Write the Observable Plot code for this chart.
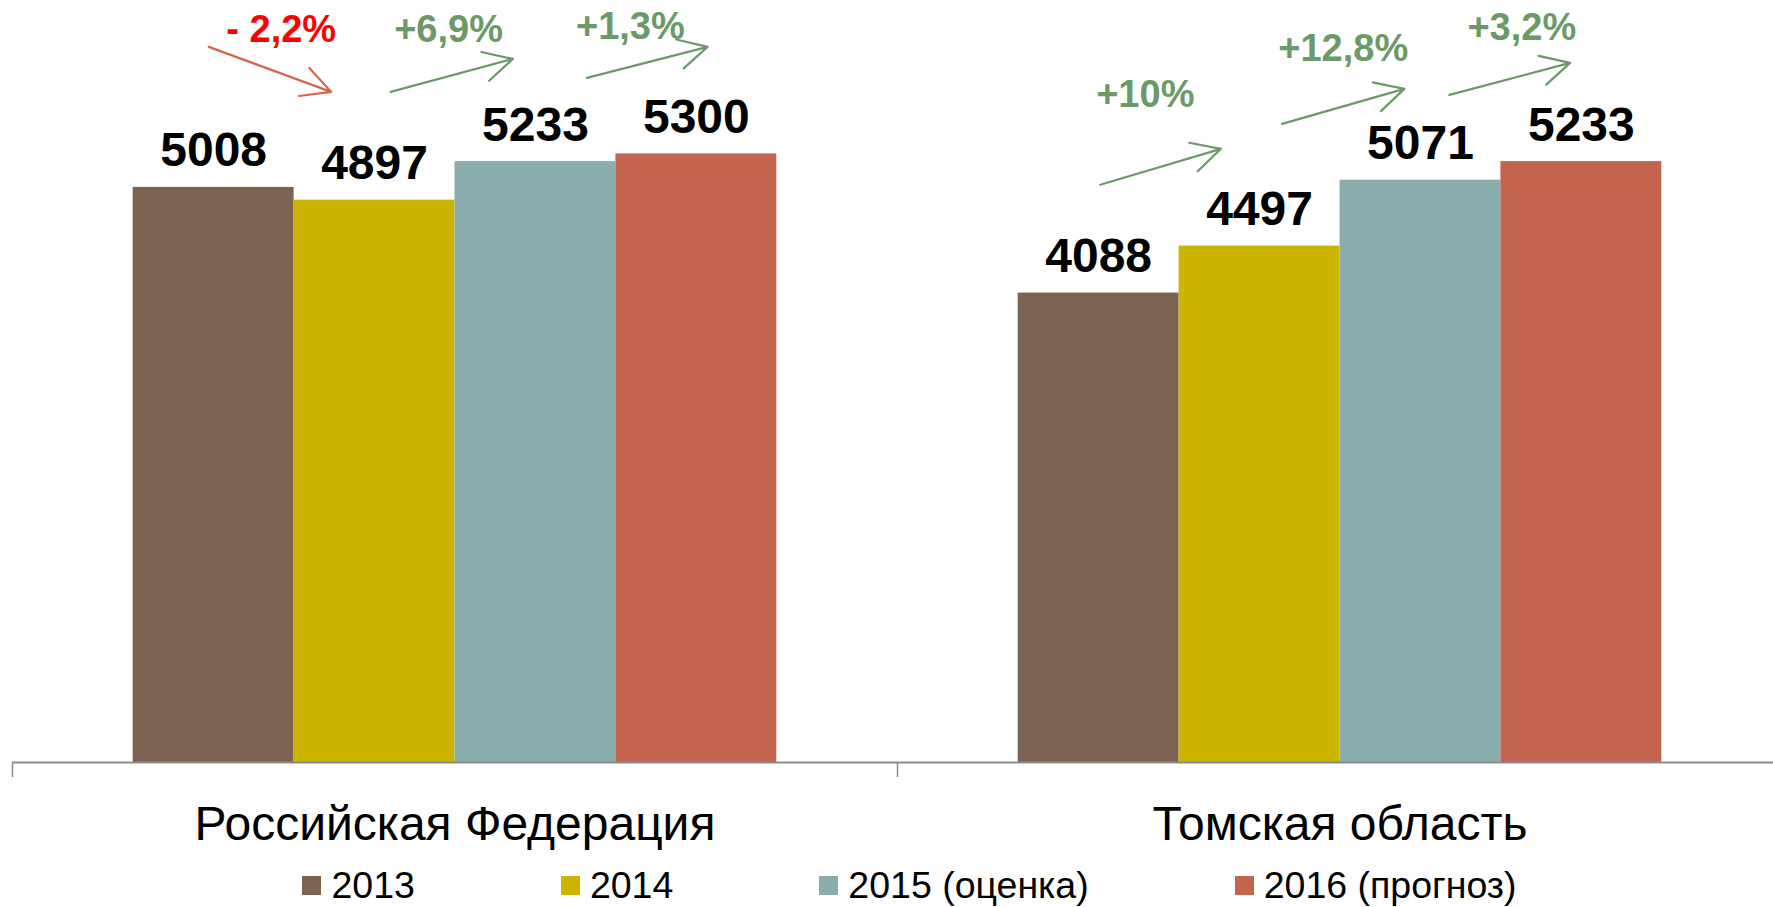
<!DOCTYPE html>
<html>
<head>
<meta charset="utf-8">
<script src="https://cdn.jsdelivr.net/npm/d3@7"></script>
<script src="https://cdn.jsdelivr.net/npm/@observablehq/plot@0.6"></script>
<style>
  html, body { margin: 0; padding: 0; background: #fff; }
  body { width: 1773px; height: 907px; overflow: hidden; font-family: "Liberation Sans", Arial, sans-serif; }
  #legend { display: flex; justify-content: center; align-items: center; height: 57px; margin-top: 7px; padding-left: 46px; gap: 146px; font-size: 37.5px; color: #000; }
  .item { display: flex; align-items: center; }
  .sw { width: 19px; height: 19px; margin-right: 10px; }
</style>
</head>
<body>
<div id="chart"></div>
<div id="legend"></div>
<script>
// ---- data ----
const categories = ["Российская Федерация", "Томская область"];
const years = ["2013", "2014", "2015 (оценка)", "2016 (прогноз)"];
const yearColors = ["#7c6351", "#ccb400", "#8badae", "#c3644e"];
const rfValues = [5008, 4897, 5233, 5300];
const tomskValues = [4088, 4497, 5071, 5233];

// change annotations (position in slot units along x, value units along y)
const changeLabels = ["- 2,2%", "+6,9%", "+1,3%", "+10%", "+12,8%", "+3,2%"];
const changeColors = ["#ff0000", "#6b9a68", "#6b9a68", "#6b9a68", "#6b9a68", "#6b9a68"];
const changeLabelX = [1.67, 2.71, 3.84, 7.04, 8.27, 9.38];
const changeLabelY = [6380, 6380, 6405, 5815, 6215, 6400];
const arrowColors = ["#d5664a", "#6b9a68", "#6b9a68", "#6b9a68", "#6b9a68", "#6b9a68"];
const arrowX1 = [1.22, 2.35, 3.57, 6.76, 7.89, 8.93];
const arrowY1 = [6232, 5840, 5962, 5031, 5561, 5814];
const arrowX2 = [1.98, 3.11, 4.32, 7.51, 8.65, 9.68];
const arrowY2 = [5840, 6127, 6232, 5344, 5866, 6092];

// ---- build tables ----
const groupWidth = 5.5, outerPad = 0.75;
const seriesByCat = [rfValues, tomskValues];
const bars = [];
categories.forEach((c, gi) => {
  years.forEach((y, yi) => {
    const x1 = gi * groupWidth + outerPad + yi;
    bars.push({cat: c, year: y, value: seriesByCat[gi][yi], x1, x2: x1 + 1, xc: x1 + 0.5});
  });
});
const notes = changeLabels.map((t, i) => ({t, x: changeLabelX[i], y: changeLabelY[i], color: changeColors[i]}));
const arrows = arrowX1.map((x1, i) => ({x1, y1: arrowY1[i], x2: arrowX2[i], y2: arrowY2[i], color: arrowColors[i]}));
const catCenters = categories.map((c, gi) => gi * groupWidth + groupWidth / 2);
const boundaries = [0, groupWidth, 2 * groupWidth];

const chart = Plot.plot({
  width: 1773,
  height: 850,
  marginLeft: 12,
  marginRight: -9,
  marginTop: 73,
  marginBottom: 88,
  style: {fontFamily: "'Liberation Sans', Arial, sans-serif", overflow: "visible", background: "#fff"},
  x: {domain: [0, 2 * groupWidth], axis: null},
  y: {domain: [0, 6000], axis: null},
  color: {domain: years, range: yearColors},
  marks: [
    Plot.rectY(bars, {x1: "x1", x2: "x2", y: "value", fill: "year", insetLeft: 0, insetRight: 0}),
    Plot.ruleY([0], {stroke: "#8c8c8c", strokeWidth: 2}),
    Plot.axisX({ticks: boundaries, tickSize: 15, tickFormat: () => "", stroke: "#8c8c8c", strokeWidth: 1.5}),
    Plot.axisX({ticks: catCenters, tickSize: 0, tickPadding: 43, fontSize: 48, fill: "#000",
      tickFormat: (d) => categories[catCenters.indexOf(d)]}),
    Plot.text(bars, {x: "xc", y: "value", text: (d) => String(d.value), dy: -21, lineAnchor: "bottom",
      fontSize: 48, fontWeight: "bold", fill: "#000"}),
    Plot.arrow(arrows, {x1: "x1", y1: "y1", x2: "x2", y2: "y2", stroke: "color", strokeWidth: 2.2,
      headLength: 22, headAngle: 55}),
    Plot.text(notes, {x: "x", y: "y", text: "t", fill: "color", fontSize: 38, fontWeight: "bold", lineAnchor: "middle"})
  ]
});
document.getElementById("chart").appendChild(chart);

// legend
const legend = document.getElementById("legend");
years.forEach((y, i) => {
  const it = document.createElement("div");
  it.className = "item";
  const sw = document.createElement("span");
  sw.className = "sw";
  sw.style.background = yearColors[i];
  const tx = document.createElement("span");
  tx.textContent = y;
  it.appendChild(sw); it.appendChild(tx);
  legend.appendChild(it);
});
</script>
</body>
</html>
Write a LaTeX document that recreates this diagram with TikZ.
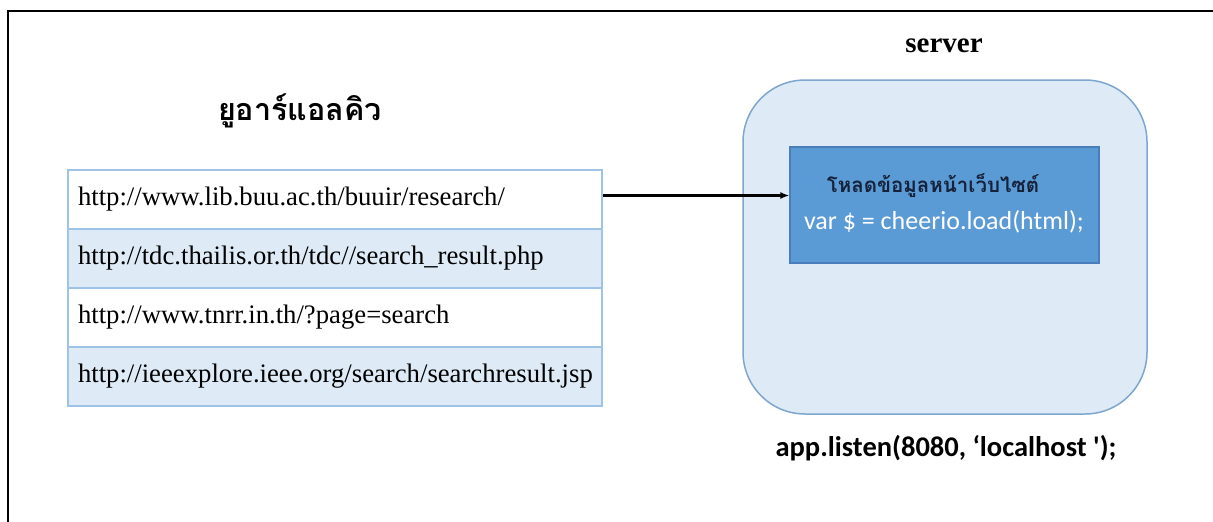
\documentclass[tikz,border=0pt]{standalone}
\usepackage{fontspec}
\setmainfont{Liberation Serif}
\newfontfamily\thaifont[Script=Thai]{Loma}
\newfontfamily\calfont{Carlito}
\usetikzlibrary{arrows.meta}

\definecolor{paleblue}{HTML}{DEEBF7}
\definecolor{rowline}{HTML}{9DC3E6}
\definecolor{serverline}{HTML}{7EA6CF}
\definecolor{midblue}{HTML}{5B9BD5}
\definecolor{midline}{HTML}{4A7EBB}
\definecolor{thaiink}{HTML}{16213A}

\tikzset{
  urlrow/.style={draw=rowline, line width=1.5pt, minimum height=59pt,
    text width=514pt, inner xsep=10pt, align=left,
    font=\fontsize{26.7}{30}\selectfont},
  servbox/.style={draw=serverline, fill=paleblue, line width=1.5pt,
    rounded corners=62pt, minimum width=404pt, minimum height=334pt},
  loadbox/.style={draw=midline, fill=midblue, line width=1.2pt,
    minimum width=309pt, minimum height=116pt},
  link/.style={-{Latex[length=9pt,width=7pt]}, line width=2.2pt}
}

\begin{document}
\begin{tikzpicture}[x=1pt,y=-1pt]
\useasboundingbox (0,0) rectangle (1213,522);

% frame
\draw[line width=2pt] (8,522) -- (8,11) -- (1213,11);

% list of URLs
\node[font=\thaifont\bfseries\fontsize{30.5}{34}\selectfont] (title) at (300,111) {ยูอาร์แอลคิว};
\node[urlrow, fill=white]    (r1) at (335,199.5) {http://www.lib.buu.ac.th/buuir/research/};
\node[urlrow, fill=paleblue] (r2) at (335,258.5) {http://tdc.thailis.or.th/tdc//search\_result.php};
\node[urlrow, fill=white]    (r3) at (335,317.5) {http://www.tnrr.in.th/?page=search};
\node[urlrow, fill=paleblue] (r4) at (335,376.5) {http://ieeexplore.ieee.org/search/searchresult.jsp};

% server
\node[font=\bfseries\fontsize{29}{32}\selectfont] (srvlabel) at (944,46) {server};
\node[servbox] (server) at (945,247) {};
\node[loadbox] (load) at (944.5,205) {};
\node[font=\thaifont\bfseries\fontsize{20.5}{24}\selectfont, text=thaiink] (loadth) at (933,186) {โหลดข้อมูลหน้าเว็บไซต์};
\node[font=\calfont\fontsize{26}{30}\selectfont, text=white] (loadjs) at (944,222) {var \$ = cheerio.load(html);};
\node[font=\calfont\bfseries\fontsize{28.5}{32}\selectfont] (listen) at (946,448) {app.listen(8080, ‘localhost {\char"0027});};

% request arrow
\draw[link] ([yshift=4pt]r1.east) -- ([yshift=4pt]r1.east -| load.west);
\end{tikzpicture}
\end{document}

▶ Job: Write out the material above once more, exactly as it reads, with no pictures.

▶ Task response:
Write the Observable Plot code for this chart.
<!DOCTYPE html>
<html>
<head>
<meta charset="utf-8">
<script src="https://cdn.jsdelivr.net/npm/d3@7"></script>
<script src="https://cdn.jsdelivr.net/npm/@observablehq/plot@0.6"></script>
<style>
  html, body { margin: 0; padding: 0; background: #fff; }
  body { width: 1773px; height: 907px; overflow: hidden; font-family: "Liberation Sans", Arial, sans-serif; }
  #legend { display: flex; justify-content: center; align-items: center; height: 57px; margin-top: 7px; padding-left: 46px; gap: 146px; font-size: 37.5px; color: #000; }
  .item { display: flex; align-items: center; }
  .sw { width: 19px; height: 19px; margin-right: 10px; }
</style>
</head>
<body>
<div id="chart"></div>
<div id="legend"></div>
<script>
// ---- data ----
const categories = ["Российская Федерация", "Томская область"];
const years = ["2013", "2014", "2015 (оценка)", "2016 (прогноз)"];
const yearColors = ["#7c6351", "#ccb400", "#8badae", "#c3644e"];
const rfValues = [5008, 4897, 5233, 5300];
const tomskValues = [4088, 4497, 5071, 5233];

// change annotations (position in slot units along x, value units along y)
const changeLabels = ["- 2,2%", "+6,9%", "+1,3%", "+10%", "+12,8%", "+3,2%"];
const changeColors = ["#ff0000", "#6b9a68", "#6b9a68", "#6b9a68", "#6b9a68", "#6b9a68"];
const changeLabelX = [1.67, 2.71, 3.84, 7.04, 8.27, 9.38];
const changeLabelY = [6380, 6380, 6405, 5815, 6215, 6400];
const arrowColors = ["#d5664a", "#6b9a68", "#6b9a68", "#6b9a68", "#6b9a68", "#6b9a68"];
const arrowX1 = [1.22, 2.35, 3.57, 6.76, 7.89, 8.93];
const arrowY1 = [6232, 5840, 5962, 5031, 5561, 5814];
const arrowX2 = [1.98, 3.11, 4.32, 7.51, 8.65, 9.68];
const arrowY2 = [5840, 6127, 6232, 5344, 5866, 6092];

// ---- build tables ----
const groupWidth = 5.5, outerPad = 0.75;
const seriesByCat = [rfValues, tomskValues];
const bars = [];
categories.forEach((c, gi) => {
  years.forEach((y, yi) => {
    const x1 = gi * groupWidth + outerPad + yi;
    bars.push({cat: c, year: y, value: seriesByCat[gi][yi], x1, x2: x1 + 1, xc: x1 + 0.5});
  });
});
const notes = changeLabels.map((t, i) => ({t, x: changeLabelX[i], y: changeLabelY[i], color: changeColors[i]}));
const arrows = arrowX1.map((x1, i) => ({x1, y1: arrowY1[i], x2: arrowX2[i], y2: arrowY2[i], color: arrowColors[i]}));
const catCenters = categories.map((c, gi) => gi * groupWidth + groupWidth / 2);
const boundaries = [0, groupWidth, 2 * groupWidth];

const chart = Plot.plot({
  width: 1773,
  height: 850,
  marginLeft: 12,
  marginRight: -9,
  marginTop: 73,
  marginBottom: 88,
  style: {fontFamily: "'Liberation Sans', Arial, sans-serif", overflow: "visible", background: "#fff"},
  x: {domain: [0, 2 * groupWidth], axis: null},
  y: {domain: [0, 6000], axis: null},
  color: {domain: years, range: yearColors},
  marks: [
    Plot.rectY(bars, {x1: "x1", x2: "x2", y: "value", fill: "year", insetLeft: 0, insetRight: 0}),
    Plot.ruleY([0], {stroke: "#8c8c8c", strokeWidth: 2}),
    Plot.axisX({ticks: boundaries, tickSize: 15, tickFormat: () => "", stroke: "#8c8c8c", strokeWidth: 1.5}),
    Plot.axisX({ticks: catCenters, tickSize: 0, tickPadding: 43, fontSize: 48, fill: "#000",
      tickFormat: (d) => categories[catCenters.indexOf(d)]}),
    Plot.text(bars, {x: "xc", y: "value", text: (d) => String(d.value), dy: -21, lineAnchor: "bottom",
      fontSize: 48, fontWeight: "bold", fill: "#000"}),
    Plot.arrow(arrows, {x1: "x1", y1: "y1", x2: "x2", y2: "y2", stroke: "color", strokeWidth: 2.2,
      headLength: 22, headAngle: 55}),
    Plot.text(notes, {x: "x", y: "y", text: "t", fill: "color", fontSize: 38, fontWeight: "bold", lineAnchor: "middle"})
  ]
});
document.getElementById("chart").appendChild(chart);

// legend
const legend = document.getElementById("legend");
years.forEach((y, i) => {
  const it = document.createElement("div");
  it.className = "item";
  const sw = document.createElement("span");
  sw.className = "sw";
  sw.style.background = yearColors[i];
  const tx = document.createElement("span");
  tx.textContent = y;
  it.appendChild(sw); it.appendChild(tx);
  legend.appendChild(it);
});
</script>
</body>
</html>
Write a LaTeX document that recreates this diagram with TikZ.
\documentclass[tikz,border=0pt]{standalone}
\usepackage{fontspec}
\setmainfont{Liberation Serif}
\newfontfamily\thaifont[Script=Thai]{Loma}
\newfontfamily\calfont{Carlito}
\usetikzlibrary{arrows.meta}

\definecolor{paleblue}{HTML}{DEEBF7}
\definecolor{rowline}{HTML}{9DC3E6}
\definecolor{serverline}{HTML}{7EA6CF}
\definecolor{midblue}{HTML}{5B9BD5}
\definecolor{midline}{HTML}{4A7EBB}
\definecolor{thaiink}{HTML}{16213A}

\tikzset{
  urlrow/.style={draw=rowline, line width=1.5pt, minimum height=59pt,
    text width=514pt, inner xsep=10pt, align=left,
    font=\fontsize{26.7}{30}\selectfont},
  servbox/.style={draw=serverline, fill=paleblue, line width=1.5pt,
    rounded corners=62pt, minimum width=404pt, minimum height=334pt},
  loadbox/.style={draw=midline, fill=midblue, line width=1.2pt,
    minimum width=309pt, minimum height=116pt},
  link/.style={-{Latex[length=9pt,width=7pt]}, line width=2.2pt}
}

\begin{document}
\begin{tikzpicture}[x=1pt,y=-1pt]
\useasboundingbox (0,0) rectangle (1213,522);

% frame
\draw[line width=2pt] (8,522) -- (8,11) -- (1213,11);

% list of URLs
\node[font=\thaifont\bfseries\fontsize{30.5}{34}\selectfont] (title) at (300,111) {ยูอาร์แอลคิว};
\node[urlrow, fill=white]    (r1) at (335,199.5) {http://www.lib.buu.ac.th/buuir/research/};
\node[urlrow, fill=paleblue] (r2) at (335,258.5) {http://tdc.thailis.or.th/tdc//search\_result.php};
\node[urlrow, fill=white]    (r3) at (335,317.5) {http://www.tnrr.in.th/?page=search};
\node[urlrow, fill=paleblue] (r4) at (335,376.5) {http://ieeexplore.ieee.org/search/searchresult.jsp};

% server
\node[font=\bfseries\fontsize{29}{32}\selectfont] (srvlabel) at (944,46) {server};
\node[servbox] (server) at (945,247) {};
\node[loadbox] (load) at (944.5,205) {};
\node[font=\thaifont\bfseries\fontsize{20.5}{24}\selectfont, text=thaiink] (loadth) at (933,186) {โหลดข้อมูลหน้าเว็บไซต์};
\node[font=\calfont\fontsize{26}{30}\selectfont, text=white] (loadjs) at (944,222) {var \$ = cheerio.load(html);};
\node[font=\calfont\bfseries\fontsize{28.5}{32}\selectfont] (listen) at (946,448) {app.listen(8080, ‘localhost {\char"0027});};

% request arrow
\draw[link] ([yshift=4pt]r1.east) -- ([yshift=4pt]r1.east -| load.west);
\end{tikzpicture}
\end{document}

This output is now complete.